Yes you will need the current year.  There were many CPT codes that were deleted from 2011 to 2012 and since the test is mostly CPT questions, you will need the current year.


----------



## JudyW (Jan 25, 2012)

khein said:


> I will take the CPC exam in April. The guidelines for the exam recommend using the current year's coding manuals. However, I purchased the 2011 CPT and ICD-9-CM manuals for my classes last year, and I'm reluctant to spend the money on the 2012 editions. Does anyone think it is absolutely necessary to have the 2012 editions of the manuals in order to pass the CPC certification test?

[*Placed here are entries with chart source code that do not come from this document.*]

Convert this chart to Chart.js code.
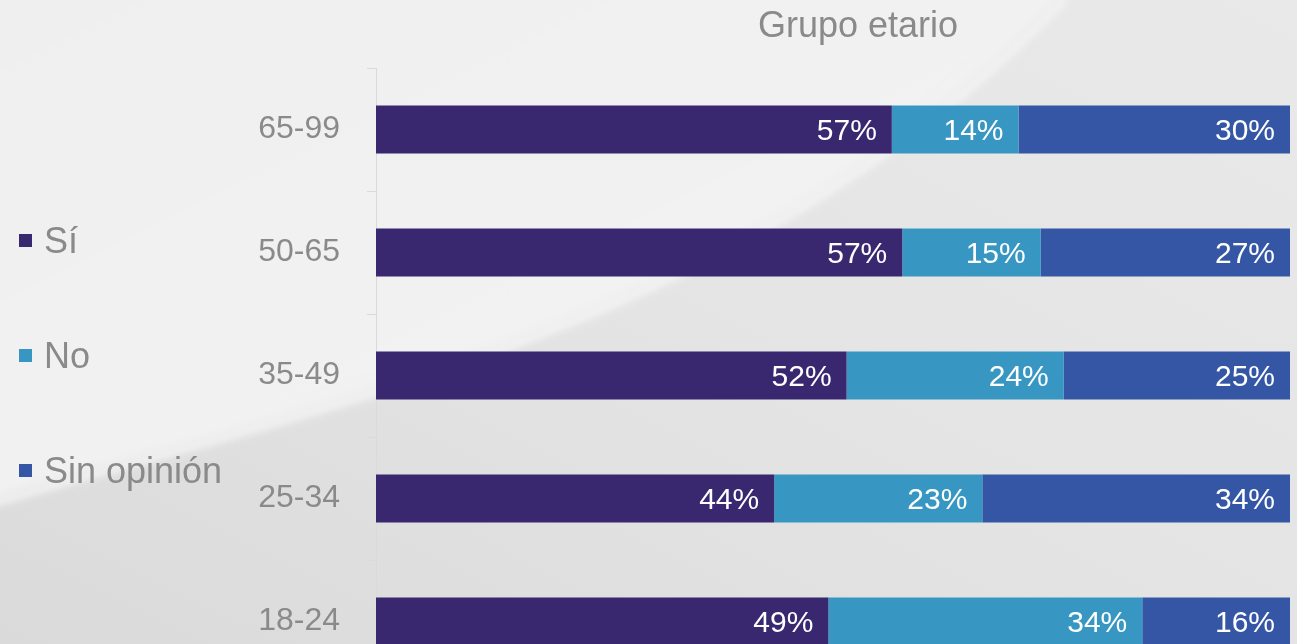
<!DOCTYPE html>
<html>
<head>
<meta charset="utf-8">
<script src="https://cdn.jsdelivr.net/npm/chart.js@4"></script>
<style>
  html, body { margin: 0; padding: 0; }
  body { width: 1297px; height: 644px; overflow: hidden; position: relative; font-family: "Liberation Sans", Arial, sans-serif; }
  #bg { position: absolute; left: 0; top: 0; }
  #wrap { position: absolute; left: 0; top: 0; width: 1297px; height: 683px; }
  #chart { display: block; width: 1297px; height: 683px; }
  #title { position: absolute; left: 658px; width: 400px; top: 5px; text-align: center; font-size: 36px; color: #8a8a8a; line-height: 40px; }
  .leg { position: absolute; left: 19px; font-size: 36px; color: #8a8a8a; line-height: 40px; white-space: nowrap; }
  .leg i { display: inline-block; width: 13px; height: 13px; margin-right: 12px; vertical-align: middle; position: relative; top: -3px; }
</style>
</head>
<body>
<svg id="bg" width="1297" height="644">
  <defs>
    <filter id="blur" x="-20%" y="-20%" width="140%" height="140%"><feGaussianBlur stdDeviation="7"/></filter>
    <filter id="blur2"><feGaussianBlur stdDeviation="3"/></filter>
    <linearGradient id="dark" x1="0" y1="1" x2="1" y2="0">
      <stop offset="0" stop-color="#dadada"/>
      <stop offset="0.5" stop-color="#e4e4e4"/>
      <stop offset="1" stop-color="#e9e9e9"/>
    </linearGradient>
    <linearGradient id="light" x1="0" y1="0" x2="1" y2="1">
      <stop offset="0" stop-color="#efefef"/>
      <stop offset="1" stop-color="#f4f4f4"/>
    </linearGradient>
  </defs>
  <rect x="0" y="0" width="1297" height="644" fill="url(#dark)"/>
  <path d="M-60,-60 L1110,-60 L1060,0 C750,330 300,410 0,500 L-60,520 Z" fill="url(#light)" filter="url(#blur)"/>
  <path d="M1065,0 C750,330 300,410 -10,505" stroke="#f8f8f8" stroke-width="5" fill="none" opacity="0.7" filter="url(#blur2)"/>
</svg>
<div id="wrap"><canvas id="chart"></canvas></div>
<div id="title">Grupo etario</div>
<div id="legend"></div>
<script>
const categories = ['65-99', '50-65', '35-49', '25-34', '18-24'];
const si = [57, 57, 52, 44, 49];
const no = [14, 15, 24, 23, 34];
const sinOpinion = [30, 27, 25, 34, 16];
const seriesNames = ['Sí', 'No', 'Sin opinión'];
const seriesColors = ['#392870', '#3797c2', '#3456a4'];
const legendTops = [221, 336, 451];

const rawSeries = [si, no, sinOpinion];
const totals = categories.map((_, i) => rawSeries.reduce((s, arr) => s + arr[i], 0));

const datasets = rawSeries.map((arr, k) => ({
  label: seriesNames[k],
  data: arr.map((v, i) => v / totals[i] * 100),
  raw: arr,
  backgroundColor: seriesColors[k],
  borderWidth: 0,
  categoryPercentage: 1,
  barPercentage: 0.39
}));

const legend = document.getElementById('legend');
seriesNames.forEach((name, k) => {
  const d = document.createElement('div');
  d.className = 'leg';
  d.style.top = legendTops[k] + 'px';
  const sw = document.createElement('i');
  sw.style.background = seriesColors[k];
  d.appendChild(sw);
  d.appendChild(document.createTextNode(name));
  legend.appendChild(d);
});

const valueLabels = {
  id: 'valueLabels',
  afterDatasetsDraw(chart) {
    const ctx = chart.ctx;
    ctx.save();
    ctx.font = '30px "Liberation Sans", Arial, sans-serif';
    ctx.fillStyle = '#ffffff';
    ctx.textAlign = 'right';
    ctx.textBaseline = 'middle';
    chart.data.datasets.forEach((ds, di) => {
      const meta = chart.getDatasetMeta(di);
      meta.data.forEach((bar, i) => {
        const p = bar.getProps(['x', 'y'], true);
        ctx.fillText(ds.raw[i] + '%', p.x - 15, p.y + 2);
      });
    });
    ctx.restore();
  }
};

new Chart(document.getElementById('chart'), {
  type: 'bar',
  data: { labels: categories, datasets },
  options: {
    responsive: true,
    maintainAspectRatio: false,
    animation: false,
    indexAxis: 'y',
    layout: { padding: { top: 68, right: 7, bottom: 0, left: 0 } },
    plugins: { legend: { display: false }, tooltip: { enabled: false }, title: { display: false } },
    scales: {
      x: { stacked: true, min: 0, max: 100, display: false },
      y: {
        stacked: true,
        grid: { display: true, drawOnChartArea: false, tickLength: 9, color: '#dadada', offset: true },
        border: { display: true, color: '#dadada' },
        ticks: { color: '#8a8a8a', padding: 27, font: { size: 32, family: '"Liberation Sans", Arial, sans-serif' } },
        afterFit(scale) { scale.width = 376; scale.paddingTop = 0; scale.paddingBottom = 0; }
      }
    }
  },
  plugins: [valueLabels]
});
</script>
</body>
</html>
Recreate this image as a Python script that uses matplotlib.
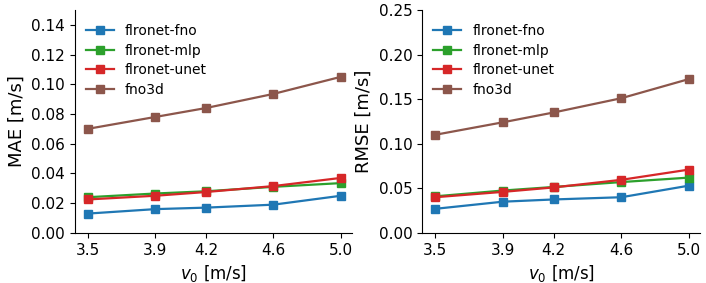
import matplotlib
matplotlib.use("Agg")
import matplotlib.pyplot as plt

v0 = [3.5, 3.9, 4.2, 4.6, 5.0]
tick_labels = ["3.5", "3.9", "4.2", "4.6", "5.0"]
models = ["flronet-fno", "flronet-mlp", "flronet-unet", "fno3d"]
colors = ["#1f77b4", "#2ca02c", "#d62728", "#8c564b"]

mae_fno = [0.013, 0.016, 0.017, 0.019, 0.025]
mae_mlp = [0.024, 0.0265, 0.028, 0.031, 0.0335]
mae_unet = [0.0225, 0.025, 0.0275, 0.0315, 0.037]
mae_fno3d = [0.070, 0.078, 0.084, 0.0935, 0.105]

rmse_fno = [0.027, 0.035, 0.0375, 0.040, 0.053]
rmse_mlp = [0.041, 0.0475, 0.0515, 0.057, 0.062]
rmse_unet = [0.040, 0.046, 0.051, 0.0595, 0.071]
rmse_fno3d = [0.110, 0.124, 0.135, 0.151, 0.1725]

fig = plt.figure(figsize=(7.06, 2.83), dpi=100)
ax1 = fig.add_axes([0.106, 0.177, 0.393, 0.788])
ax2 = fig.add_axes([0.598, 0.177, 0.394, 0.788])

for ax, series, ylabel, ylim, yticks in [
    (ax1, [mae_fno, mae_mlp, mae_unet, mae_fno3d], "MAE [m/s]", (0, 0.15),
     [0.0, 0.02, 0.04, 0.06, 0.08, 0.10, 0.12, 0.14]),
    (ax2, [rmse_fno, rmse_mlp, rmse_unet, rmse_fno3d], "RMSE [m/s]", (0, 0.25),
     [0.0, 0.05, 0.10, 0.15, 0.20, 0.25]),
]:
    for vals, name, c in zip(series, models, colors):
        ax.plot(v0, vals, marker="s", markersize=5.5, linewidth=1.6, color=c, label=name)
    ax.set_ylim(*ylim)
    ax.set_yticks(yticks)
    ax.set_yticklabels([f"{t:.2f}" for t in yticks])
    ax.set_xticks(v0)
    ax.set_xticklabels(tick_labels)
    ax.set_xlim(3.423, 5.067)
    ax.set_ylabel(ylabel, fontsize=13)
    ax.set_xlabel(r"$v_0$ [m/s]", fontsize=12)
    ax.tick_params(labelsize=11)
    ax.spines["top"].set_visible(False)
    ax.spines["right"].set_visible(False)
    ax.legend(loc="upper left", bbox_to_anchor=(0.0, 0.9865), frameon=False,
              fontsize=10, handlelength=2.0, borderaxespad=0.4, labelspacing=0.4)

fig.savefig("out.png", dpi=100)
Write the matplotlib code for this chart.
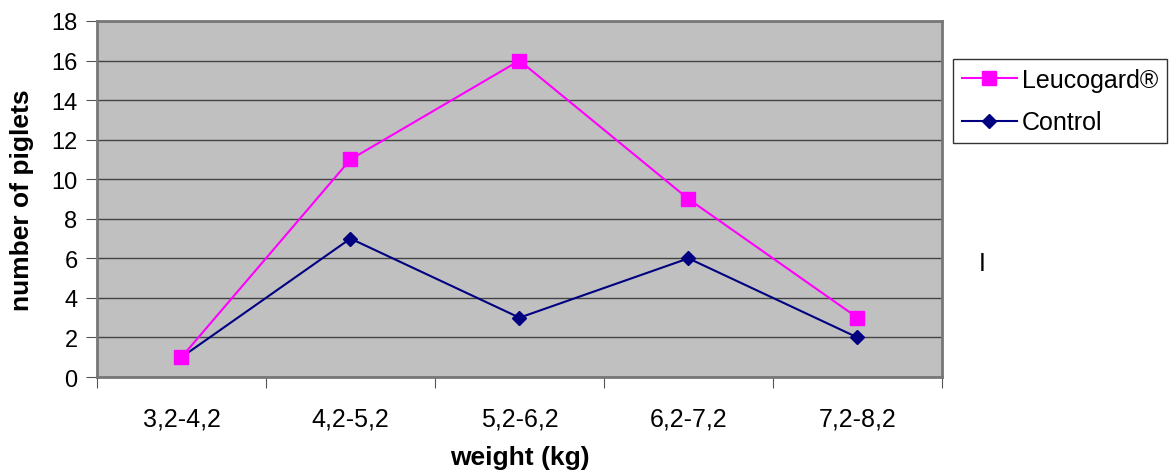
import numpy as np
import matplotlib
matplotlib.use("Agg")
import matplotlib.pyplot as plt

plt.rcParams['font.family'] = ['Liberation Sans', 'DejaVu Sans']

categories = ['3,2-4,2', '4,2-5,2', '5,2-6,2', '6,2-7,2', '7,2-8,2']
leucogard = [1, 11, 16, 9, 3]
control = [1, 7, 3, 6, 2]

fig = plt.figure(figsize=(11.71, 4.77), dpi=100)
ax = fig.add_axes([0.0828, 0.2075, 0.7216, 0.7464])
ax.set_facecolor('#C0C0C0')

x = np.arange(len(categories))
ax.plot(x, control, color='#000080', marker='D', markersize=7, linewidth=1.5,
        label='Control', zorder=3)
ax.plot(x, leucogard, color='#FF00FF', marker='s', markersize=10, linewidth=1.5,
        label='Leucogard®', zorder=4)

ax.set_xlim(-0.5, len(categories) - 0.5)
ax.set_ylim(0, 18)
ax.set_yticks(range(0, 19, 2))
ax.set_xticks(np.arange(-0.5, len(categories), 1.0))
ax.set_xticklabels([])
ax.set_xticks(x, minor=True)
ax.set_xticklabels(categories, minor=True)
ax.tick_params(axis='x', which='minor', length=0, pad=21, labelsize=18)
ax.tick_params(axis='x', which='major', length=8, color='#555555', direction='out')
ax.tick_params(axis='y', length=8, color='#555555', labelsize=17, pad=6)

ax.yaxis.grid(True, color='#444444', linewidth=1)
ax.set_axisbelow(True)
for s in ax.spines.values():
    s.set_color('#777777')
    s.set_linewidth(2)

ax.set_xlabel('weight (kg)', fontsize=19, fontweight='bold', labelpad=11)
ax.set_ylabel('number of piglets', fontsize=19, fontweight='bold', labelpad=12)

h, l = ax.get_legend_handles_labels()
leg = fig.legend(h[::-1], l[::-1], loc='upper left',
                 bbox_to_anchor=(953 / 1171, 1 - 60 / 477), fontsize=18,
                 frameon=True, fancybox=False, borderpad=0.35, borderaxespad=0,
                 handlelength=2.2, handletextpad=0.2, labelspacing=0.75)
leg.get_frame().set_edgecolor('black')
leg.get_frame().set_linewidth(1)

fig.text(979 / 1171, 1 - 264 / 477, 'I', fontsize=18, va='center', ha='left')

fig.savefig('out.png', dpi=100)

I also agree you need the most current books for your exam or at the very least write any changes in your old book.  You really should get the new books and put your information you had in your 2011 book into your new book.  Another opinion..


----------



## chwilliams (Jan 25, 2012)

Hi Everyone, I am wondering if someone can help me out. I am trying to find an answer as to if you can bill and E & M and 96372 on the same day to an insurance companies and get paid for both?


----------



## Summit0720 (Jan 27, 2012)

I am in the same situation as you..I guess I should purchase the current manual.. how about the ICD-9 book, can I use the 2011 edition? 
Thank you


----------



## Teresa Collins (Jan 28, 2012)

chwilliams said:


> Hi Everyone, I am wondering if someone can help me out. I am trying to find an answer as to if you can bill and E & M and 96372 on the same day to an insurance companies and get paid for both?



Yes, just be sure to use modifier 25 with the E/M code.

Hope this helps.


----------



## msr1984 (Feb 2, 2012)

chwilliams said:


> Hi Everyone, I am wondering if someone can help me out. I am trying to find an answer as to if you can bill and E & M and 96372 on the same day to an insurance companies and get paid for both?



yes, if the E&M is justified, place a modifier -25 on the E&M. Some insurance companies will still bundle this out, you can appeal with notes. If it denies after sending notes, then that company either doesn't allow (some HMOs do not allow it period) or the notes did not support.

Hope this helps


----------



## astaylor (Feb 3, 2012)

I used a 2011 CPT book this year (took the test 1/28) and while there were a couple of codes that the most current book would've probably helped with, I didn't have much of a problem using it. I passed the test with a 2011 book, anyway.


----------



## karras (Feb 7, 2012)

Could you borrow 2012 coding books from someone?  I did that last year for someone who didn't have the 2011 CPT book.


----------